Pemerintah Indonesia menganggap kesepakatan-kesepakatan semacam ini sebagai solusi win-win. Para investor asing mendapatkan kontrol manajemen di sektor yang menguntungkan, sementara Pemerintah menganggap konsolidasi membuat sektor ini makin stabil karena para bank yang lebih kecil (dan lebih lemah) dimerger menjadi entitas-entitas yang lebih besar. Kendati hal ini membuat investasi menjadi lebih mahal dan kompleks untuk para pembeli asing, ini adalah deal yang menarik untuk para pembeli yang memiliki ambisi jangka panjang (perlambatan ekonomi dan penjagaan likuiditas wajib Basel untuk bank-bank, mengimplikasikan bahwa deal macam ini tidak menarik untuk para pencari keuntungan jangka pendek). Di sisi lain, Indonesia dikenal memiliki kebijakan yang berubah-ubah. Karena itu, selalu ada ancaman risiko terjadinya pembatasan kepemilikan asing lagi di masa mendatang.

Meskipun angka-angka keuntungan bank lokal telah melambat di beberapa tahun terakhir akibat perlambatan ekonomi negara ini, sektor perbankan Indonesia tetap termasuk salah satu sektor perbankan yang paling menguntungkan di dunia dengan rata-rata margin laba bersih 5% (dua kali lipat dibandingkan rata-rata margin Singapura dan Malaysia). Terlebih lagi, ada banyak ruang untuk pertumbuhan lebih lanjut mengingat bahwa penetrasi perbankan di negara dengan ekonomi terbesar di Asia Tenggara ini tetap rendah. Saat ini ada 118 bank aktif di Indonesia. Kendati begitu, 10 bank terbesar mengontrol sekitar 60% dari total aset perbankan negara ini.

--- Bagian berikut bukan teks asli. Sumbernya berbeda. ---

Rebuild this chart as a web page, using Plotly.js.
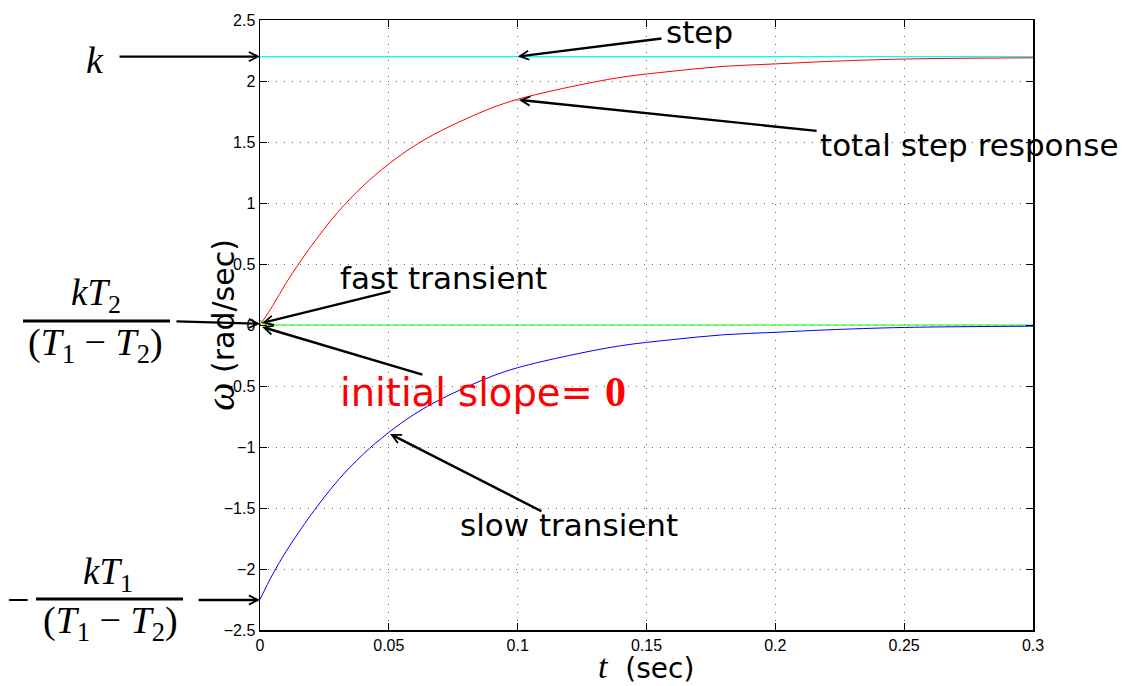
<!DOCTYPE html>
<html>
<head>
<meta charset="utf-8">
<script src="https://cdn.plot.ly/plotly-3.0.1.min.js"></script>
<style>html,body{margin:0;padding:0;background:#fff;}#chart{width:1141px;height:686px;}</style>
</head>
<body>
<div id="chart"></div>
<script>
// time samples (sec)
const tCurve = [0, 0.005, 0.01, 0.015, 0.02, 0.03, 0.04, 0.05, 0.06, 0.07, 0.08, 0.09, 0.1, 0.12, 0.14, 0.16, 0.18, 0.2, 0.22, 0.25, 0.3];
// slow transient (rad/sec)
const slowVals = [-2.25, -2.04, -1.86, -1.70, -1.55, -1.28, -1.06, -0.88, -0.73, -0.61, -0.51, -0.42, -0.35, -0.25, -0.17, -0.12, -0.08, -0.06, -0.04, -0.02, -0.01];
// total step response (rad/sec)
const totalVals = [0, 0.16, 0.34, 0.50, 0.65, 0.92, 1.14, 1.32, 1.47, 1.59, 1.69, 1.78, 1.85, 1.95, 2.03, 2.08, 2.12, 2.14, 2.16, 2.18, 2.19];
// fast transient
const tFast = [0, 0.001, 0.002, 0.005, 0.3];
const fastVals = [0.04, 0.015, 0.005, 0, 0];
// step input
const tStep = [0, 0.3];
const stepVals = [2.2, 2.2];
// ticks
const xTicks = [0, 0.05, 0.1, 0.15, 0.2, 0.25, 0.3];
const xTickLabels = ['0', '0.05', '0.1', '0.15', '0.2', '0.25', '0.3'];
const yTicks = [-2.5, -2, -1.5, -1, -0.5, 0, 0.5, 1, 1.5, 2, 2.5];
const yTickLabels = ['\u22122.5', '\u22122', '\u22121.5', '\u22121', '\u22120.5', '0', '0.5', '1', '1.5', '2', '2.5'];

const traces = [
  {x: tStep, y: stepVals, mode: 'lines', line: {color: '#00ffff', width: 1.2}},
  {x: tFast, y: fastVals, mode: 'lines', line: {color: '#00ff00', width: 1.2}},
  {x: tCurve, y: slowVals, mode: 'lines', line: {color: '#0000ff', width: 1, shape: 'spline'}},
  {x: tCurve, y: totalVals, mode: 'lines', line: {color: '#ff0000', width: 1, shape: 'spline'}}
];

const sans = 'DejaVu Sans, sans-serif';
const serif = 'Liberation Serif, DejaVu Serif, serif';

function arrow(x, y, ax, ay) {
  return {x: x, y: y, ax: ax, ay: ay, xref: 'x', yref: 'y', axref: 'x', ayref: 'y',
    text: '', showarrow: true, arrowhead: 5, arrowsize: 0.75, arrowwidth: 2.4, arrowcolor: '#000', standoff: 0};
}
function label(text, x, y, size, color, xanchor, family) {
  return {x: x, y: y, xref: 'paper', yref: 'paper', text: text, showarrow: false,
    xanchor: xanchor || 'left', yanchor: 'middle', font: {family: family || sans, size: size, color: color || '#000'}};
}

const annotations = [
  arrow(0.1, 2.2, 0.1564, 2.35),
  arrow(0.1005, 1.845, 0.2166, 1.59),
  arrow(0.0008, 0.016, 0.0512, 0.279),
  arrow(0.0008, -0.016, 0.0636, -0.41),
  arrow(0.0505, -0.893, 0.1098, -1.533),
  arrow(0, 2.2, -0.0551, 2.2),
  arrow(0, 0.01, -0.033, 0.03),
  arrow(0, -2.254, -0.0244, -2.254),
  label('step', 0.523, 0.980, 31),
  label('total step response', 0.722, 0.795, 31),
  label('fast transient', 0.101, 0.577, 31),
  label('slow transient', 0.256, 0.172, 31),
  label('initial slope= <span style="font-family:Liberation Serif;font-weight:bold;font-size:42px">0</span>', 0.101, 0.390, 38.5, '#ff0000'),
  label('<i>k</i>', -0.2135, 0.934, 38, '#000', 'center', serif),
  label('<i>kT</i><sub>2</sub>', -0.2122, 0.548, 37, '#000', 'center', serif),
  label('(<i>T</i><sub>1</sub> \u2212 <i>T</i><sub>2</sub>)', -0.2122, 0.467, 38, '#000', 'center', serif),
  label('\u2212', -0.313, 0.050, 40, '#000', 'center', serif),
  label('<i>kT</i><sub>1</sub>', -0.1966, 0.091, 37, '#000', 'center', serif),
  label('(<i>T</i><sub>1</sub> \u2212 <i>T</i><sub>2</sub>)', -0.194, 0.011, 38, '#000', 'center', serif),
  {x: 0.4994, y: -0.060, xref: 'paper', yref: 'paper', showarrow: false, xanchor: 'center', yanchor: 'middle',
    text: '<span style="font-family:Liberation Serif;font-style:italic;font-size:34px">t</span>  (sec)', font: {family: sans, size: 28, color: '#000'}},
  {x: -0.052, y: 0.5, xref: 'paper', yref: 'paper', showarrow: false, xanchor: 'center', yanchor: 'middle', textangle: -90,
    text: '<span style="font-family:Liberation Serif;font-style:italic;font-size:40px">\u03c9</span> (rad/sec)', font: {family: sans, size: 30, color: '#000'}}
];

const shapes = [
  {type: 'line', xref: 'paper', yref: 'paper', x0: -0.3066, x1: -0.1164, y0: 0.5066, y1: 0.5066, line: {color: '#000', width: 3}},
  {type: 'line', xref: 'paper', yref: 'paper', x0: -0.2898, x1: -0.0996, y0: 0.0508, y1: 0.0508, line: {color: '#000', width: 3}}
];

const axisCommon = {
  showline: true, linecolor: '#000', linewidth: 1.5, mirror: 'ticks',
  ticks: 'inside', ticklen: 7, tickcolor: '#000', tickwidth: 1,
  showgrid: true, gridcolor: 'rgba(0,0,0,0.6)', gridwidth: 1, griddash: '1px,7px',
  zeroline: false, tickfont: {family: 'Liberation Sans, Arial, sans-serif', size: 16, color: '#000'}
};

const layout = {
  width: 1141, height: 686,
  margin: {l: 260, r: 108, t: 20, b: 56},
  paper_bgcolor: '#fff', plot_bgcolor: '#fff',
  showlegend: false,
  xaxis: Object.assign({}, axisCommon, {range: [0, 0.3], tickvals: xTicks, ticktext: xTickLabels}),
  yaxis: Object.assign({}, axisCommon, {range: [-2.5, 2.5], tickvals: yTicks, ticktext: yTickLabels}),
  annotations: annotations,
  shapes: shapes
};

Plotly.newPlot('chart', traces, layout, {staticPlot: true, displayModeBar: false});
</script>
</body>
</html>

Kantor berita Bloomberg mencatat bahwa saham 10 institusi keuangan terkecil yang terdaftar di Bursa Efek Indonesia (BEI) telah naik 38% selama 12 bulan terakhir dibandingkan dengan penurunan 29% dalam nilai saham dari 10 institusi keuangan terbesar yang terdaftar di BEI karena para investor bertaruh pada deal merger semacam ini.

Pada awal tahun ini, China Construction Bank mengumumkan bahwa bank ini membeli Bank Windu Kentjana International yang bermarkas di Jakarta dan Bank Antardaerah. Sementara itu, Shinhan Bank yang berasal dari Korea Selatan menerima persetujuan untuk membeli lebih dari 40% saham di Bank Metro Express yang bermarkas di Jakarta dan Centratama Nasional Bank yang bermarkas di Surabaya.

Tahun lalu, J Trust Co. yang bermarkas di Jepang diizinkan untuk membeli 99% saham Bank Mutiara. Kendati begitu, ini adalah kasus khusus. Para pihak berwenang di Indonesia membuat pengecualian untuk akuisisi ini karena Bank Mutiara dianggap sebagai bank bermasalah. Bank Mutiara sebelumnya dikenal sebagai Bank Century, sebuah bank yang merupakan bagian dari program bailout Pemerintah, sebuah bailout yang terkenal dan kontroversial di 2008. Bank ini menjadi pusat dari sebuah skandal korupsi besar beberapa tahun kemudian.

DBS Group Holdings Ltd tidak diizinkan memiliki saham mayoritas di Bank Danamon Indonesia di 2013.

Otoritas Jasa Keuangan (OJK) mengatakan bahwa lembaga ini belum menerima informasi mengenai investor-investor asing lain yang tertarik untuk membeli lebih dari 40% saham di dua bank lokal yang demerger.

Pendanaan Berkelanjutan: Indonesia akan Membatasi Peminjaman untuk Proyek Tidak Ramah Lingkungan

Sementara itu, OJK siap untuk membuat draft peraturan baru yang membatasi pinjaman bank-bank lokal untuk proyek-proyek agrikultur, energi, perikanan dan keuangan mikro yang berdampak buruk pada lingkungan hidup dalam rangka mencegah skandal-skandal yang baru saja terjadi seperti kebakaran hutan yang menimbulkan asap beracun yang menyebar di seluruh Asia Tenggara. Menurut laporan, delapan bank terbesar di Indonesia akan mulai mengimplementasikan panduan baru ini di bulan Januari 2016 sebagai percobaan.